## THE EXERCISE
Write the data out again, character for character, with no images.

====

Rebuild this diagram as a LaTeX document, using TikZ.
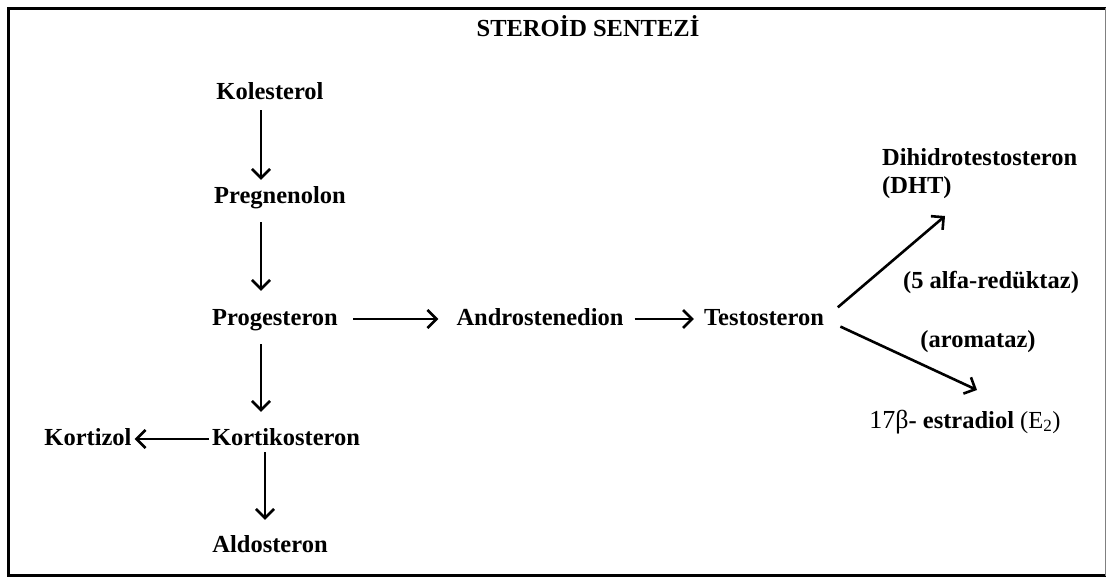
\documentclass[tikz,border=0pt]{standalone}
\usepackage{fontspec}
\setmainfont{Liberation Serif}
\usetikzlibrary{arrows, arrows.meta}

\tikzset{
  chem/.style={font=\bfseries\fontsize{24.5}{28}\selectfont, inner sep=0pt,
    text height=17pt, text depth=5pt, anchor=base},
  lab/.style={font=\bfseries\fontsize{24.5}{28}\selectfont, inner sep=0pt, anchor=base},
  flow/.style={->, line width=2.6pt}
}

\begin{document}
\begin{tikzpicture}[x=1pt, y=-1pt, >={Straight Barb[length=9pt,width=18pt]}]
    \useasboundingbox (0,0) rectangle (1107,577);
    % frame
    \draw[line width=3pt] (1106,8.5) -- (8.5,8.5) -- (8.5,575.5) -- (1106,575.5);
    \draw[gray, line width=1pt] (1105.5,8.5) -- (1105.5,575.5);
    \node[chem] (title) at (588,37) {STEROİD SENTEZİ};
    \node[chem] (kol) at (270,100) {Kolesterol};
    \node[chem] (preg) at (280,204) {Pregnenolon};
    \node[chem] (prog) at (275,325) {Progesteron};
    \node[chem] (kort) at (286,445) {Kortikosteron};
    \node[chem] (kortizol) at (88,445) {Kortizol};
    \node[chem] (aldo) at (270,552) {Aldosteron};
    \node[chem] (andro) at (540,325) {Androstenedion};
    \node[chem] (testo) at (764,325) {Testosteron};
    \node[lab, anchor=base west, align=left] (dht) at (882,194) {Dihidrotestosteron\\(DHT)};
    \node[lab] (red) at (991,288) {(5 alfa-redüktaz)};
    \node[lab] (arom) at (978,347) {(aromataz)};
    \node[lab] (e2) at (965,428) {\mdseries\fontsize{26}{28}\selectfont 17β\bfseries\fontsize{24.5}{28}\selectfont- estradiol \mdseries(E\textsubscript{2})};
    \coordinate (col) at (261,0);
    \coordinate (col2) at (265,0);
    \coordinate (dhttip) at (945,216);
    \coordinate (e2tip) at (977,390);
    % vertical arrows
    \draw[flow, shorten <=5pt, shorten >=7pt] (kol.south -| col) -- (preg.north -| col);
    \draw[flow, shorten <=13pt, shorten >=17pt] (preg.south -| col) -- (prog.north -| col);
    \draw[flow, shorten <=14pt, shorten >=16pt] (prog.south -| col) -- (kort.north -| col);
    \draw[flow, shorten <=2pt, shorten >=15pt] (kort.south -| col2) -- (aldo.north -| col2);
    % horizontal arrows
    \draw[flow, shorten <=3pt, shorten >=3pt] (kort) -- (kortizol);
    \draw[flow, shorten <=15pt, shorten >=18pt] (prog) -- (andro);
    \draw[flow, shorten <=11pt, shorten >=10pt] (andro) -- (testo);
    % branches
    \draw[flow, shorten <=18pt] (testo.east) -- (dhttip);
    \draw[flow, shorten <=18pt] (testo.east) -- (e2tip);
\end{tikzpicture}
\end{document}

====

## THE RESULT
Rebuild this diagram as a LaTeX document, using TikZ.
\documentclass[tikz,border=0pt]{standalone}
\usepackage{fontspec}
\setmainfont{Liberation Serif}
\usetikzlibrary{arrows, arrows.meta}

\tikzset{
  chem/.style={font=\bfseries\fontsize{24.5}{28}\selectfont, inner sep=0pt,
    text height=17pt, text depth=5pt, anchor=base},
  lab/.style={font=\bfseries\fontsize{24.5}{28}\selectfont, inner sep=0pt, anchor=base},
  flow/.style={->, line width=2.6pt}
}

\begin{document}
\begin{tikzpicture}[x=1pt, y=-1pt, >={Straight Barb[length=9pt,width=18pt]}]
    \useasboundingbox (0,0) rectangle (1107,577);
    % frame
    \draw[line width=3pt] (1106,8.5) -- (8.5,8.5) -- (8.5,575.5) -- (1106,575.5);
    \draw[gray, line width=1pt] (1105.5,8.5) -- (1105.5,575.5);
    \node[chem] (title) at (588,37) {STEROİD SENTEZİ};
    \node[chem] (kol) at (270,100) {Kolesterol};
    \node[chem] (preg) at (280,204) {Pregnenolon};
    \node[chem] (prog) at (275,325) {Progesteron};
    \node[chem] (kort) at (286,445) {Kortikosteron};
    \node[chem] (kortizol) at (88,445) {Kortizol};
    \node[chem] (aldo) at (270,552) {Aldosteron};
    \node[chem] (andro) at (540,325) {Androstenedion};
    \node[chem] (testo) at (764,325) {Testosteron};
    \node[lab, anchor=base west, align=left] (dht) at (882,194) {Dihidrotestosteron\\(DHT)};
    \node[lab] (red) at (991,288) {(5 alfa-redüktaz)};
    \node[lab] (arom) at (978,347) {(aromataz)};
    \node[lab] (e2) at (965,428) {\mdseries\fontsize{26}{28}\selectfont 17β\bfseries\fontsize{24.5}{28}\selectfont- estradiol \mdseries(E\textsubscript{2})};
    \coordinate (col) at (261,0);
    \coordinate (col2) at (265,0);
    \coordinate (dhttip) at (945,216);
    \coordinate (e2tip) at (977,390);
    % vertical arrows
    \draw[flow, shorten <=5pt, shorten >=7pt] (kol.south -| col) -- (preg.north -| col);
    \draw[flow, shorten <=13pt, shorten >=17pt] (preg.south -| col) -- (prog.north -| col);
    \draw[flow, shorten <=14pt, shorten >=16pt] (prog.south -| col) -- (kort.north -| col);
    \draw[flow, shorten <=2pt, shorten >=15pt] (kort.south -| col2) -- (aldo.north -| col2);
    % horizontal arrows
    \draw[flow, shorten <=3pt, shorten >=3pt] (kort) -- (kortizol);
    \draw[flow, shorten <=15pt, shorten >=18pt] (prog) -- (andro);
    \draw[flow, shorten <=11pt, shorten >=10pt] (andro) -- (testo);
    % branches
    \draw[flow, shorten <=18pt] (testo.east) -- (dhttip);
    \draw[flow, shorten <=18pt] (testo.east) -- (e2tip);
\end{tikzpicture}
\end{document}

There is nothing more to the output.